Ma il filo della sua lezione è tutto teso a ricordare che il Pci di Palmiro Togliatti era certamente “antisistema” per le sue rivendicazioni ma “era anche nel sistema” perché la strada tracciata fu quella di cercare “di ottenere il socialismo attraverso le riforme, l’applicazione della Costituzione”. Macaluso rivendica i successi per il progresso sociale di enormi masse anche analfabete, e di conseguenza anche per sviluppo del Paese, che la sinistra ha ottenuto. Grazie anche al sindacato, quello stesso sindacato “al quale bisogna continuare a iscriversi proprio per cambiarlo e migliorarlo”, dice, in un’ovazione di applausi, in contrapposizione con l’intervento che lo aveva preceduto di Oscar Farinetti, fondatore di Eataly.

Spiega Macaluso del perché lui, Napolitano, Gerardo Chiaromonte, Paolo Bufalini venivano chiamati un po’ sprezzantemente miglioristi, come se si fossero accontentati di migliorare e basta il capitalismo: “L’ho scritto anche in un mio editoriale da direttore dell’Unità perché sono migliorista, rivendicando questo termine”. Aggiunge: “Se la sinistra non migliora una situazione, un problema che si presenta che sinistra è?
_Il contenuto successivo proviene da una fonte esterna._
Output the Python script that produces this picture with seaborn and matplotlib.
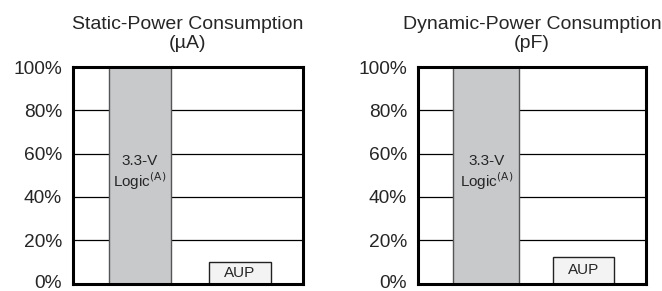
import numpy as np
import pandas as pd
import matplotlib
matplotlib.use("Agg")
import matplotlib.pyplot as plt
import matplotlib.transforms as mtrans
import seaborn as sns

# values (percent of 3.3-V logic)
categories = ["3.3-V Logic", "AUP"]
static_pct = [100, 9.7]
dynamic_pct = [100, 12.4]
titles = ["Static-Power Consumption\n(\u00b5A)", "Dynamic-Power Consumption\n(pF)"]
ytick_vals = [0, 20, 40, 60, 80, 100]
ytick_labels = ["0%", "20%", "40%", "60%", "80%", "100%"]

sns.set_style("white")
plt.rcParams["font.family"] = ["Liberation Sans", "DejaVu Sans"]

fig = plt.figure(figsize=(6.62, 2.91), dpi=100)
ax1 = fig.add_axes([73 / 662, 7.5 / 291, 230 / 662, 216.5 / 291])
ax2 = fig.add_axes([418 / 662, 7.5 / 291, 228 / 662, 216.5 / 291])

panels = [(ax1, static_pct, 0.62, (-0.67, 1.63)),
          (ax2, dynamic_pct, 0.68, (-0.70, 1.64))]

for i, (ax, vals, w, xl) in enumerate(panels):
    df = pd.DataFrame({"cat": categories, "pct": vals})
    sns.barplot(data=df, x="cat", y="pct", ax=ax, width=w,
                palette=["#c8c9cb", "#f3f3f3"], hue="cat", legend=False,
                edgecolor="#555555", linewidth=1.0, zorder=2)
    ax.patches[1].set_edgecolor("#222222")
    # AUP bar is a bit narrower than the gray one
    p = ax.patches[1]
    cx = p.get_x() + p.get_width() / 2
    p.set_width(0.62)
    p.set_x(cx - 0.31)
    ax.set_xlim(*xl)
    ax.set_ylim(0, 100)
    ax.set_yticks(ytick_vals)
    ax.set_yticklabels(ytick_labels, fontsize=13.8)
    ax.set_xticks([])
    ax.set_xlabel("")
    ax.set_ylabel("")
    ax.tick_params(axis="y", length=0, pad=8)
    # keep the 0% label inside the figure
    lab0 = ax.get_yticklabels()[0]
    lab0.set_transform(lab0.get_transform() +
                       mtrans.ScaledTranslation(0, 2.5 / 100, fig.dpi_scale_trans))
    ax.set_axisbelow(True)
    ax.yaxis.grid(True, color="black", linewidth=0.9)
    for s in ax.spines.values():
        s.set_visible(True)
        s.set_color("black")
        s.set_linewidth(2.2)
        s.set_zorder(5)
    ax.set_title(titles[i], fontsize=14, pad=14, linespacing=1.1)
    ax.text(0, 51, "3.3-V\nLogic$^{\\rm (A)}$", ha="center", va="center",
            fontsize=11, linespacing=1.15, zorder=3)
    ax.text(1, vals[1] / 2, "AUP", ha="center", va="center",
            fontsize=11, zorder=3)

fig.savefig("out.png", dpi=100)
Le stesse leghe socialiste si chiamavano leghe di miglioramento. Noi costituimmo quell’area agli inizi degli anni Novanta dopo che Achille Occhetto fece la svolta. Aderimmo, a differenza degli ingraiani, ma sulla base di una precisa richiesta. Quella di essere parte del socialismo europeo”.

Le cose andarono in modo più complesso e travagliato, l’ex Pci-Pds-Ds preferì poi chiamarsi Partito Democratico. Ma i problemi venivano da lontano. E davanti ai ragazzi della “classe Pd” il novantenne Macaluso fa un inedito mea culpa, addossandosi anche una responsabilità personale: “Noi sbagliammo il giudizio sui paesi del cosiddetto socialismo reale, rivelatisi delle dittature. Ma ce ne distanziammo, Enrico Berlinguer lo fece più di tutti”. Riprende fiato e ammette: “Ma un collegamento rimase… e questa la vivo anche come una responsabilità personale perché io ho ricoperto incarichi importanti, in segreteria con Togliatti, a capo dell’organizzazione…”.

Riconosce la validità “pur con qualche venatura utopica” del socialismo liberale dei fratelli Rosselli. Fino al Psi di Bettino Craxi non arriva. Per questo ci vorrebbe un’altra seduta alle nuove Frattocchie del Pd.